Über die Entstehung der Ausstellung und Wiederherstellung der Wandmalereien habe ich 1991 einen Film gedreht: Das war vor 25 Jahren, mit einem einfachen Camcorder ohne jegliches technisches Equipment, entspricht der Streifen bei Weitem nicht den heutigen Möglichkeiten, ist aber inzwischen ein schönes Dokument einer nahezu vergessenen Ausstellung mit über 1000 Besuchern an einigen Tagen und der Arbeit von Werner Schinko.
Außerdem wird in dem Film die Rekonstruktion der Kaminhaube aus Messing gezeigt, die einst der Gürtler Fidi Harjes für das Kinderheim schuf. Das Original ist längst verschwunden, so hat Michael Harjes, der dem Beruf seines Vaters, des einstigen Kommunarden Fidi Harjes, gefolgt ist, aus Anlass der Ausstellung die Haube neu gefertigt. Heute ist diese Arbeit das Einzige im Barkenhoff, was nun als Dauerausstattung geblieben ist.

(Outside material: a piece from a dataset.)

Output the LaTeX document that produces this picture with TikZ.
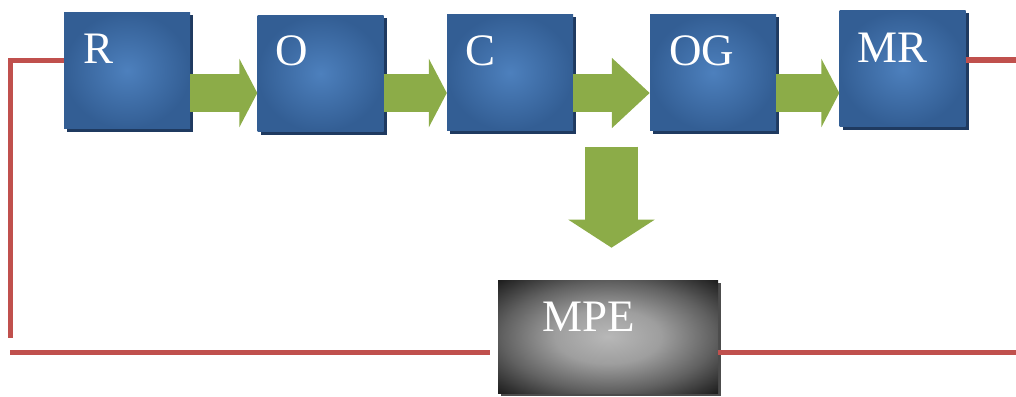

Werner Schinko wurde Ehrenbürger von Röbel, und er selbst hat nie darüber gesprochen – bekam den Ehrenbrief der Fritz-Reuter-Gesellschaft, ich habe es erst aus dem Internet erfahren:
Im Jahr 2004, zu Schinkos 75. Geburtstag, dankte die Gesellschaft ihm ausdrücklich für „seine aufrechte und klare Haltung gegenüber dem Ministerium für Staatssicherheit der DDR“. In ihrem Mitteilungsblatt war zu lesen: „Den Versuch des Ministeriums, ihn als Informanten ’zur Aufklärung von Verflechtungsbeziehungen zur Feindobjektakte Zentrum’ (gemeint ist die FRG) zu gewinnen, ließ er scheitern.“ In den Stasi-Unterlagen zur Fritz Reuter Gesellschaft sei dokumentiert: „Der Kontakt zur Person Sch. [Schinko] Röbel konnte nicht positiv gestaltet werden. Sch. [Schinko] lehnt eine Zusammenarbeit ab.“
Nun ist Werner Schinko mit 86 Jahren am 5.Juli 2016 unerwartet, wenige Wochen nach unserem letzten Besuch in Röbel verstorben. Ein wahrer Freund Worpswedes – möge dieser Bericht dazu beitragen, dass er auch hier nicht vergessen wird.